▶ [What to do] Return, without pictures, the lines from the start of the data through the one that contains "y_ticks = [10, 15, 20, 25, 30]".

▶ [Data shown]
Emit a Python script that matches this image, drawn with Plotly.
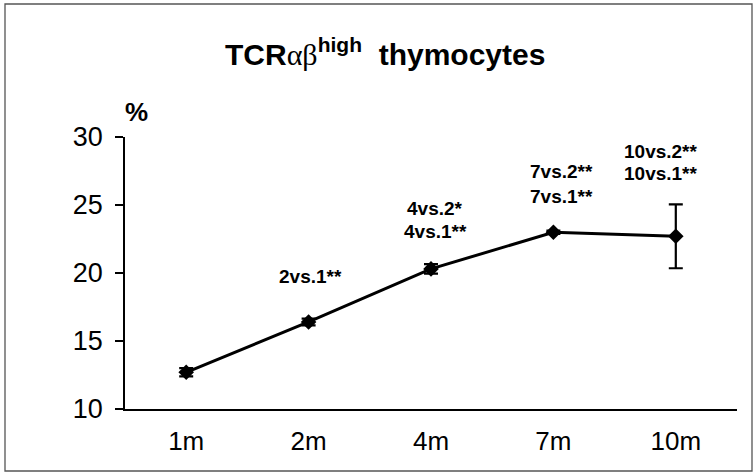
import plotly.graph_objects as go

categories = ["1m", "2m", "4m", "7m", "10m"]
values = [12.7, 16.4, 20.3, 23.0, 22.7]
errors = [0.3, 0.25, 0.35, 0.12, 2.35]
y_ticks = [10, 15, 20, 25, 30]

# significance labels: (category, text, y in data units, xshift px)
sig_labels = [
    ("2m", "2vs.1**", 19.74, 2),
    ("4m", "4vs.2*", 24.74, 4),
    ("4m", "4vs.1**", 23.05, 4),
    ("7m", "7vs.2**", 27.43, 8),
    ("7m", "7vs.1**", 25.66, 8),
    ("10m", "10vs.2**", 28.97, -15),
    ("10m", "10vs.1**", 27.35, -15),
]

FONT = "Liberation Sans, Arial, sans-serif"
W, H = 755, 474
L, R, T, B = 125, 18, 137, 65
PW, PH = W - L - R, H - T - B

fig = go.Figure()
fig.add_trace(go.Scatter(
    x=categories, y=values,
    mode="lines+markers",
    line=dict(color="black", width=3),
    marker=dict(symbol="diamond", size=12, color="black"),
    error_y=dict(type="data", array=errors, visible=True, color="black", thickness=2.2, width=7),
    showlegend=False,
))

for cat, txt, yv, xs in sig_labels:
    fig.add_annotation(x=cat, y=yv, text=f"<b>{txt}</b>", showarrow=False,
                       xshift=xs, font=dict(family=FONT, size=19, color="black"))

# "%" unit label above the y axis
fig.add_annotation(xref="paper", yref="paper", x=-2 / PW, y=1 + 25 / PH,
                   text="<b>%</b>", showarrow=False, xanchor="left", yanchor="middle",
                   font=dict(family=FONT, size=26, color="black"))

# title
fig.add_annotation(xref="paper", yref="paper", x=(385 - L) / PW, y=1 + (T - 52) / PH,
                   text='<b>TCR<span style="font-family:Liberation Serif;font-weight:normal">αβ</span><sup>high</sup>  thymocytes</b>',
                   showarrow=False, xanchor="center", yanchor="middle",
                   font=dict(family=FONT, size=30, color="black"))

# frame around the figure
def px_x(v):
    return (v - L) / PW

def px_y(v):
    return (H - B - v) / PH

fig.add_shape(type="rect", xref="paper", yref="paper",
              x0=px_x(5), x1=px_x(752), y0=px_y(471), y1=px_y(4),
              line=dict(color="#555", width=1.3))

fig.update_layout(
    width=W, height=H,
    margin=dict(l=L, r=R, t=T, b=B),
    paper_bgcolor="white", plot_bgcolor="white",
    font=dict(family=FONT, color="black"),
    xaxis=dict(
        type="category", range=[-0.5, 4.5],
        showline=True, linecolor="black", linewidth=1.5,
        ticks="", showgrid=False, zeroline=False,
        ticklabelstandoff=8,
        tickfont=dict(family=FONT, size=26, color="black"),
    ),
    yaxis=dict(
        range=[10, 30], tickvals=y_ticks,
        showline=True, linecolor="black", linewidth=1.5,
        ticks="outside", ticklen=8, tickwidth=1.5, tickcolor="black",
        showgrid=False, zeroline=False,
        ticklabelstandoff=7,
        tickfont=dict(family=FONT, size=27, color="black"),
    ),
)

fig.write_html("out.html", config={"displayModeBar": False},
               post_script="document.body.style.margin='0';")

▶ [Result]
Emit a Python script that matches this image, drawn with Plotly.
import plotly.graph_objects as go

categories = ["1m", "2m", "4m", "7m", "10m"]
values = [12.7, 16.4, 20.3, 23.0, 22.7]
errors = [0.3, 0.25, 0.35, 0.12, 2.35]
y_ticks = [10, 15, 20, 25, 30]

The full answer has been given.